When you’re 18 and starting college there is no way to fully grasp the enormity of the moment until you are consumed by it. There is no way to know what it will be like to navigate the stairways and halls and shared bathrooms of a residence hall – or what it will feel like to lie in a strange bed across the room from a person you barely know, waiting for sleep to come that first night. There is no way to know which of the other new students trying to stuff too many belongings into too few drawers may turn out to be your friend or bug the crap out of you or become a love interest. There’s no way to know who you’ll go to dinner with – or what you will eat. And there is no way to know that from the moment you step into your room you will wish your family could both go home and never leave at the same time – or that after they do go the lump in your throat will disappear and everything will get a bit easier.


For students the first day is hectic and overwhelming and time seems somehow to simultaneously fly by and stand still. One minute they’re standing in line waiting to pick up their room key sipping bad coffee and eating dry mini muffins, the next they’re cramming into the chapel or gym or auditorium listening to welcome speeches, and then they’re hugging their parents goodbye and fighting back tears. And after dinner they find themselves doing silly icebreakers – tangled in a human knot, laughing and shouting with ten perfect strangers – and reveling in the inexplicable joy and comfort that it brings.

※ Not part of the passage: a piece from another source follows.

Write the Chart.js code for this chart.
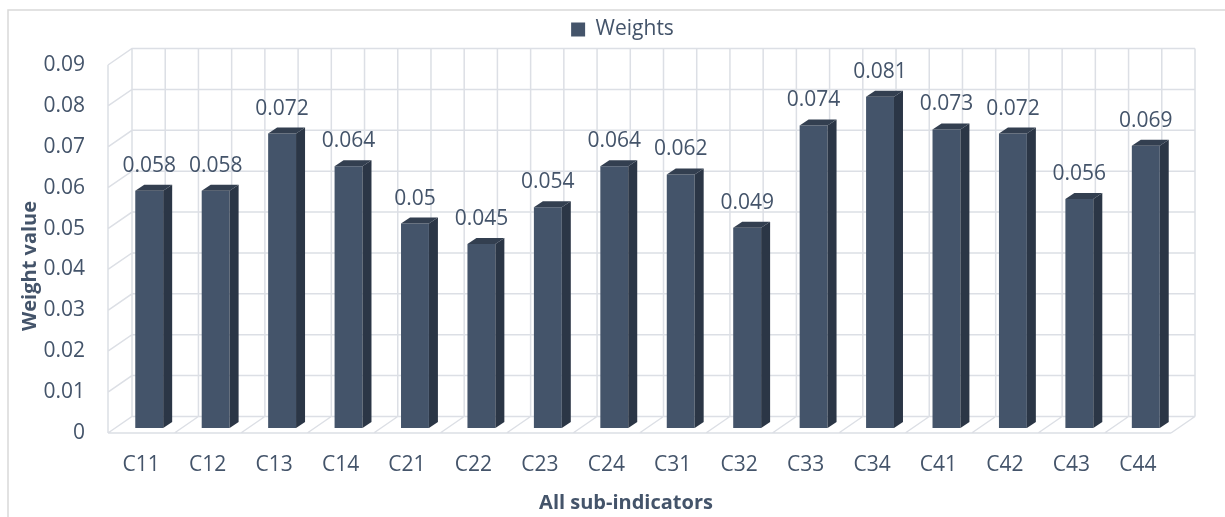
<!DOCTYPE html>
<html>
<head>
<meta charset="utf-8">
<script src="https://cdn.jsdelivr.net/npm/chart.js@4/dist/chart.umd.min.js"></script>
<style>
  html, body { margin: 0; padding: 0; background: #fff; }
  #wrap { width: 1225px; height: 517px; }
</style>
</head>
<body>
<div id="wrap"><canvas id="chart" width="1225" height="517"></canvas></div>
<script>
var categories = ['C11', 'C12', 'C13', 'C14', 'C21', 'C22', 'C23', 'C24',
  'C31', 'C32', 'C33', 'C34', 'C41', 'C42', 'C43', 'C44'];
var weights = [0.058, 0.058, 0.072, 0.064, 0.05, 0.045, 0.054, 0.064,
  0.062, 0.049, 0.074, 0.081, 0.073, 0.072, 0.056, 0.069];
var yTicks = [0, 0.01, 0.02, 0.03, 0.04, 0.05, 0.06, 0.07, 0.08, 0.09];

var textColor = '#44546A';
var gridColor = '#DCDFE5';
var frontColor = '#44546A';
var sideColor = '#2B3646';
var topColor = '#333F50';
var font = 'Open Sans';

// wall depth and bar depth (3d look)
var wallDx = 24, wallDy = -16.5;
var barDx = 9, barDy = -6;
var shiftX = 8, shiftY = -5;

var walls = {
  id: 'walls',
  beforeDraw: function(chart) {
    var ctx = chart.ctx;
    var area = chart.chartArea;
    var yScale = chart.scales.y;
    var catW = (area.right - area.left) / categories.length;
    ctx.save();
    // outer border
    ctx.strokeStyle = '#D9D9D9';
    ctx.lineWidth = 1.5;
    ctx.strokeRect(8, 10, 1240, 530);

    ctx.strokeStyle = gridColor;
    ctx.lineWidth = 1.5;
    ctx.beginPath();
    // back wall horizontal lines + left wall diagonals
    yTicks.forEach(function(v) {
      var y = yScale.getPixelForValue(v);
      ctx.moveTo(area.left, y);
      ctx.lineTo(area.left + wallDx, y + wallDy);
      ctx.lineTo(area.right + wallDx, y + wallDy);
    });
    // back wall verticals
    for (var k = 0; k <= categories.length * 2; k++) {
      var x = area.left + wallDx + k * catW / 2;
      ctx.moveTo(x, area.top + wallDy);
      ctx.lineTo(x, area.bottom + wallDy);
    }
    // left wall front edge
    ctx.moveTo(area.left, area.top);
    ctx.lineTo(area.left, area.bottom);
    // floor
    ctx.moveTo(area.left, area.bottom);
    ctx.lineTo(area.right, area.bottom);
    for (var j = 0; j <= categories.length; j++) {
      var fx = area.left + j * catW;
      ctx.moveTo(fx, area.bottom);
      ctx.lineTo(fx + wallDx, area.bottom + wallDy);
    }
    ctx.stroke();

    // axis titles
    ctx.fillStyle = textColor;
    ctx.font = 'bold 20px "' + font + '"';
    ctx.textAlign = 'center';
    ctx.textBaseline = 'middle';
    ctx.fillText('All sub-indicators', 626, 503);
    ctx.translate(30, 266);
    ctx.rotate(-Math.PI / 2);
    ctx.fillText('Weight value', 0, 0);
    ctx.restore();
  },
  beforeDatasetsDraw: function(chart) {
    chart.ctx.save();
    chart.ctx.translate(shiftX, shiftY);
  },
  afterDatasetsDraw: function(chart) {
    var ctx = chart.ctx;
    var meta = chart.getDatasetMeta(0);
    meta.data.forEach(function(bar, i) {
      var l = bar.x - bar.width / 2;
      var r = bar.x + bar.width / 2;
      // side face
      ctx.fillStyle = sideColor;
      ctx.beginPath();
      ctx.moveTo(r, bar.y);
      ctx.lineTo(r + barDx, bar.y + barDy);
      ctx.lineTo(r + barDx, bar.base + barDy);
      ctx.lineTo(r, bar.base);
      ctx.closePath();
      ctx.fill();
      // top face
      ctx.fillStyle = topColor;
      ctx.beginPath();
      ctx.moveTo(l, bar.y);
      ctx.lineTo(l + barDx, bar.y + barDy);
      ctx.lineTo(r + barDx, bar.y + barDy);
      ctx.lineTo(r, bar.y);
      ctx.closePath();
      ctx.fill();
      // value label
      ctx.fillStyle = textColor;
      ctx.font = '21px "' + font + '"';
      ctx.textAlign = 'center';
      ctx.textBaseline = 'middle';
      ctx.fillText(String(weights[i]), bar.x, bar.y - 25);
    });
    ctx.restore();
  }
};

// extra space under the legend and move it a bit right like the original
var legendGap = {
  id: 'legendGap',
  beforeInit: function(chart) {
    var legend = chart.legend;
    var fit = legend.fit;
    legend.fit = function() {
      fit.bind(legend)();
      this.height += 16;
    };
    var draw = legend.draw;
    legend.draw = function() {
      var ctx = chart.ctx;
      ctx.save();
      ctx.translate(37, 1);
      draw.apply(legend, arguments);
      ctx.restore();
    };
  }
};

new Chart(document.getElementById('chart'), {
  type: 'bar',
  data: {
    labels: categories,
    datasets: [{
      label: 'Weights',
      data: weights,
      backgroundColor: frontColor,
      borderWidth: 0,
      barPercentage: 0.42,
      categoryPercentage: 1,
      clip: false
    }]
  },
  options: {
    responsive: false,
    animation: false,
    layout: { padding: { top: 8, right: 54, bottom: 0, left: 0 } },
    plugins: {
      legend: {
        position: 'top',
        labels: {
          color: textColor,
          font: { family: font, size: 21 },
          boxWidth: 14,
          boxHeight: 14,
          padding: 10
        }
      },
      tooltip: { enabled: false }
    },
    scales: {
      x: {
        grid: { display: false, drawTicks: false },
        border: { display: false },
        ticks: { color: textColor, font: { family: font, size: 21 }, padding: 19 },
        afterFit: function(scale) { scale.height = 84; }
      },
      y: {
        min: 0,
        max: 0.09,
        grid: { display: false, drawTicks: false },
        border: { display: false },
        afterBuildTicks: function(scale) {
          scale.ticks = yTicks.map(function(v) { return { value: v }; });
        },
        ticks: {
          color: textColor,
          font: { family: font, size: 21 },
          padding: 23,
          callback: function(v) { return String(+v.toFixed(2)); }
        },
        afterFit: function(scale) { scale.width = 108; }
      }
    }
  },
  plugins: [walls, legendGap]
});
</script>
</body>
</html>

In the moment, everything happens so fast that it doesn’t dawn on most students that this particular day will be burned into their memory – however imperfectly – for all time. It will be a moment etched in time. And in the years that follow, they will recognize their first day at college as the dividing line between everything that happened before and the lifetime of possibilities that followed.


I admit that I am prone to romanticize the first day, and I know well that for many students and families the challenges it presents diminish the sense of joy and accomplishment that is most commonly associated with this particular milestone. But the first college day is a monumental occasion even for those for whom it is a moment to be endured rather than memorialized. Because in the end, starting college is much more than a temporary change of address, a few new friends, and muddling through a few required courses as you figure out what to major in. Starting college is a gateway to new ideas and new ways of engaging with the world and the first glimpse at the person you will ultimately become. And those are things that should be elevated and idealized.


So, I wish you well as you break out the school colors, don your name tags, and unfurl the “Welcome” banner on your campus. Enjoy the best day of the year – and all the rest that follow it. Cheers!